Monday, November 28, 2011

Saving the Euro

Greece and Italy have been handed over to technocrats, tasked with taking the difficult steps that politicians find impossible. Democracy, clearly, is incompatible with austerity. Make people suffer (most often for the sins of economic elites,) and they vote you out of office. It's as simple as that.

In Spain, the Socialists have been replaced by the center-right Partido Popular — not because Spaniards have suddenly become more conservative, mind you, but because the Socialists were presiding over the austerities forced on Spain by other Eurozone countries (mostly Germany.) Since the Popular Party will be obliged to continue the same unpopular policies the Socialists began, we can expect it to get a lot less popular in short order. Watch out, amigos, here comes another technocrat.
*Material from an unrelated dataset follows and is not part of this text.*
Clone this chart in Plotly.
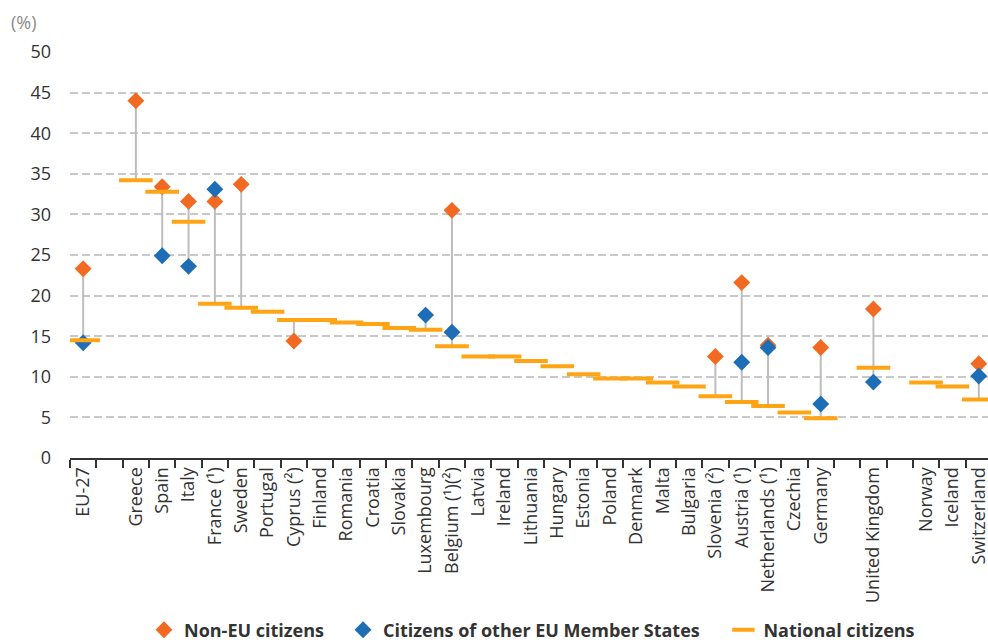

As for mes amis en France, your turn will come as well. Sarkozy is not long for power, and nobody in French politics will want to take responsibility for austerity measures. Yet another European technocracy would not be a surprise.

The source of all the unpopular austerity is Germany. The eternally anal-retentive Germans just can't stand it that their neighbors to the south were inclined to spend more than they earned. Their disapproval goes beyond the economic: it is moral disapproval. Since the southerners were so profligate and generally naughty, Germans feel, they don't deserve to be bailed out. Most Germans probably believe they ought to be birched on their bottoms.


As I see it, the most straightforward way to save the Euro is for Germany to drop out and return to the deutschmark. Maybe they can form a monetary union with the Netherlands, Europe's other economically responsible country. After that, the rest of the Eurozone can inflate its way out of debt.

Word is that there are some financial whiz kids in Germany quietly thinking through this solution. It's extreme, but if the German ants won't save their grasshopper neighbors, it may be the only remaining possibility.